After Duffield
Following the untimely death of Walter Duffield in 1929, William Rimmer was placed in charge of the Observatory. To cut costs, he was appointed Officer in Charge rather than Director. He had worked at Stromlo since its opening, using the Oddie Telescope to study the spectroscopic parallaxes of bright Southern Hemisphere stars.
Rimmer oversaw the construction of the Solar Tower and Telescope. Excavation challenges and the need to enlist help from the National Capital Commission delayed the project and it wasn’t completed until November 1931. Rimmer and Cla Allen used the equipment to conduct important observations of the Sun, work that was extended in 1936 with the acquisition of a spectrohelioscope and spectroheliograph that was used by Ronald Giovanelli to study variable features on the Sun’s surface.
In addition to solar studies, throughout the 1930s research at Stromlo focused on atmospheric ozone and atmospheric electricity, particularly by astronomer and radiophysicist Arthur Higgs, and the study of atmospheric electricity, particularly by Arthur Hogg. Hogg had joined the Observatory on the 1 August 1929, the day of Walter Duffield’s death, and signing his letter of appointment was Duffield’s last act as Director. Hogg designed and built much of his own equipment at Stromlo and took some on a research trip to Kew Observatory in London in 1937/38 where he used it to make some of the first measurements of intermediate atmospheric ions (Bhathal, Sutherland & Butcher, 2014). After Hogg returned to Stromlo, he undertook important observations of cosmic rays, and his work was recognised with his election as a Fellow of the Australian Academy of Science in 1954.
In the 1930s, work finally commenced on erecting the Reynolds Telescope, which was donated to Walter Duffield in 1924. By the end of 1932, the telescope was being used to photograph southern nebulae. It was later intended to be used for photoelectric photometry and stellar spectrometry, but this proved challenging to set up and the outbreak of the Second World War shifted the Observatory’s focus elsewhere.
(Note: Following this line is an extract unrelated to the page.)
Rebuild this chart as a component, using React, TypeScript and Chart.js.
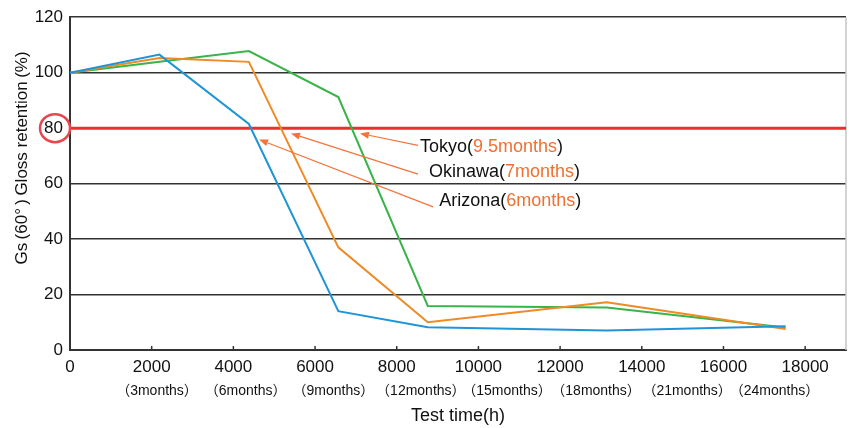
import { useEffect, useRef } from 'react';
import { Chart, registerables } from 'chart.js';
Chart.register(...registerables);

// ---- data ----
const hours = [0, 2190, 4380, 6570, 8760, 13140, 17520];
const arizona = [100, 106.5, 81.5, 14.0, 8.2, 7.0, 8.6];
const okinawa = [100, 105.3, 103.9, 37.0, 10.0, 17.2, 7.6];
const tokyo = [100, 103.9, 107.8, 91.2, 15.9, 15.3, 8.1];

const xTickValues = [0, 2000, 4000, 6000, 8000, 10000, 12000, 14000, 16000, 18000];
const monthTickHours = [2130, 4300, 6450, 8590, 10700, 12880, 15110, 17250];
const monthLabels = ['（3months）', '（6months）', '（9months）', '（12months）', '（15months）', '（18months）', '（21months）', '（24months）'];

const thresholdValue = 80;

const annotationNames = ['Tokyo', 'Okinawa', 'Arizona'];
const annotationPeriods = ['9.5months', '7months', '6months'];
// [textX, textY, tailX, tailY, tipX, tipY] in data coords (hours, %)
const annotationAnchors = [
  [8570, 73.1, 8520, 73.8, 7100, 78.1],
  [8790, 64.2, 8520, 63.4, 5411, 78.1],
  [9040, 53.7, 8890, 51.6, 4628, 75.9],
];

const FONT = '"Liberation Sans", "Noto Sans CJK JP", sans-serif';
const ORANGE_TXT = '#f07030';

const overlay = {
  id: 'overlay',
  beforeDatasetsDraw(chart: any) {
    const { ctx, chartArea, scales } = chart;
    const { left, right, top, bottom } = chartArea;
    const x = scales.x, y = scales.y;
    ctx.save();
    ctx.strokeStyle = '#c4c4c4';
    ctx.lineWidth = 1.5;
    ctx.beginPath(); ctx.moveTo(right, top); ctx.lineTo(right, bottom); ctx.stroke();
    ctx.strokeStyle = '#333';
    ctx.lineWidth = 1.5;
    xTickValues.forEach((v) => {
      if (v === 0) return;
      const px = x.getPixelForValue(v);
      ctx.beginPath(); ctx.moveTo(px, bottom); ctx.lineTo(px, bottom - 4); ctx.stroke();
    });
    const y80 = y.getPixelForValue(thresholdValue);
    ctx.strokeStyle = '#ee2e2e';
    ctx.lineWidth = 3;
    ctx.beginPath(); ctx.moveTo(left, y80); ctx.lineTo(right, y80); ctx.stroke();
    ctx.restore();
  },
  afterDatasetsDraw(chart: any) {
    const { ctx, chartArea, scales } = chart;
    const x = scales.x, y = scales.y;
    ctx.save();
    annotationAnchors.forEach((a, i) => {
      const tx = x.getPixelForValue(a[0]);
      const ty = y.getPixelForValue(a[1]);
      const sx = x.getPixelForValue(a[2]);
      const sy = y.getPixelForValue(a[3]);
      const ex = x.getPixelForValue(a[4]);
      const ey = y.getPixelForValue(a[5]);
      ctx.strokeStyle = '#f5733a';
      ctx.fillStyle = '#f5733a';
      ctx.lineWidth = 1.2;
      const ang = Math.atan2(ey - sy, ex - sx);
      const hl = 9, hw = 3.5;
      const bx = ex - hl * Math.cos(ang), by = ey - hl * Math.sin(ang);
      ctx.beginPath(); ctx.moveTo(sx, sy); ctx.lineTo(bx, by); ctx.stroke();
      ctx.beginPath();
      ctx.moveTo(ex, ey);
      ctx.lineTo(bx + hw * Math.sin(ang), by - hw * Math.cos(ang));
      ctx.lineTo(bx - hw * Math.sin(ang), by + hw * Math.cos(ang));
      ctx.closePath(); ctx.fill();

      ctx.font = `18px ${FONT}`;
      ctx.textBaseline = 'middle';
      ctx.textAlign = 'left';
      let cx = tx;
      const p1 = annotationNames[i] + '(';
      ctx.fillStyle = '#111';
      ctx.fillText(p1, cx, ty);
      cx += ctx.measureText(p1).width;
      ctx.fillStyle = ORANGE_TXT;
      ctx.fillText(annotationPeriods[i], cx, ty);
      cx += ctx.measureText(annotationPeriods[i]).width;
      ctx.fillStyle = '#111';
      ctx.fillText(')', cx, ty);
    });
    const y80 = y.getPixelForValue(thresholdValue);
    ctx.strokeStyle = '#e8474d';
    ctx.lineWidth = 2.5;
    ctx.beginPath();
    ctx.ellipse(chartArea.left - 15, y80, 15, 14, 0, 0, Math.PI * 2);
    ctx.stroke();
    ctx.translate(22, 158);
    ctx.rotate(-Math.PI / 2);
    ctx.font = `17px ${FONT}`;
    ctx.fillStyle = '#111';
    ctx.textAlign = 'center';
    ctx.textBaseline = 'middle';
    ctx.fillText('Gs\u2009(60°\u2009)\u2009Gloss retention\u2009(%)', 0, 0);
    ctx.restore();
  },
};

export default function App() {
  const ref = useRef<HTMLCanvasElement>(null);
  useEffect(() => {
    document.body.style.margin = '0';
    const mk = (label: string, data: number[], color: string) => ({
      label,
      data: hours.map((h, i) => ({ x: h, y: data[i] })),
      borderColor: color,
      backgroundColor: color,
      borderWidth: 2,
      pointRadius: 0,
      tension: 0,
    });
    const chart = new Chart(ref.current!, {
      type: 'line',
      data: {
        datasets: [
          mk('Arizona', arizona, '#1f95d6'),
          mk('Okinawa', okinawa, '#ef8a25'),
          mk('Tokyo', tokyo, '#38b449'),
        ],
      },
      options: {
        responsive: false,
        animation: false,
        layout: { padding: { left: 0, right: 3, top: 15, bottom: 1 } },
        plugins: { legend: { display: false }, tooltip: { enabled: false } },
        scales: {
          x: {
            type: 'linear',
            position: 'bottom',
            min: 0,
            max: 19000,
            afterBuildTicks: (s: any) => { s.ticks = xTickValues.map((v) => ({ value: v })); },
            afterFit: (s: any) => { s.height = 28; },
            grid: { display: false, drawTicks: false },
            border: { display: true, color: '#333', width: 2 },
            ticks: {
              autoSkip: false, maxRotation: 0, padding: 7, color: '#111',
              font: { family: FONT, size: 17 },
              callback: (v: any) => String(v),
            },
          },
          xm: {
            type: 'linear',
            position: 'bottom',
            min: 0,
            max: 19000,
            afterBuildTicks: (s: any) => { s.ticks = monthTickHours.map((v) => ({ value: v })); },
            afterFit: (s: any) => { s.height = 49; },
            grid: { display: false, drawTicks: false },
            border: { display: false },
            ticks: {
              autoSkip: false, maxRotation: 0, padding: 5, color: '#111',
              font: { family: FONT, size: 14 },
              callback: (_v: any, i: number) => monthLabels[i],
            },
            title: {
              display: true, text: 'Test time(h)', color: '#111', padding: 0,
              font: { family: FONT, size: 18 },
            },
          },
          y: {
            min: 0,
            max: 120,
            afterFit: (s: any) => { s.width = 70; },
            grid: { color: '#333', lineWidth: 1.5, drawTicks: false },
            border: { display: true, color: '#333', width: 2 },
            ticks: {
              stepSize: 20, padding: 7, color: '#111',
              font: { family: FONT, size: 17 },
            },
          },
        },
      },
      plugins: [overlay],
    } as any);
    return () => chart.destroy();
  }, []);
  return (
    <div style={{ width: 849, height: 428 }}>
      <canvas ref={ref} width={849} height={428} style={{ display: 'block' }} />
    </div>
  );
}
By the end of the decade, questions were being asked about the future direction of the Observatory and the Chief Executive Officer of the CSIR (later CSIRO), Dr David Rivett, and Head of Physics at the University of Sydney, Professor Oscar Vonwiller, were asked to report on the Observatory’s activities. Their report was largely positive, but recommended that the current Officer in Charge, William Rimmer, be appointed as First Assistant and an extensive search be undertaken to appoint a new Director. The man chosen for the job was Richard van der Riet Woolley. Woolley was 33 when he took over as Director at Stromlo and he arrived in Canberra with a plan to change the entire direction of the Observatory, with a new focus on stellar astronomy.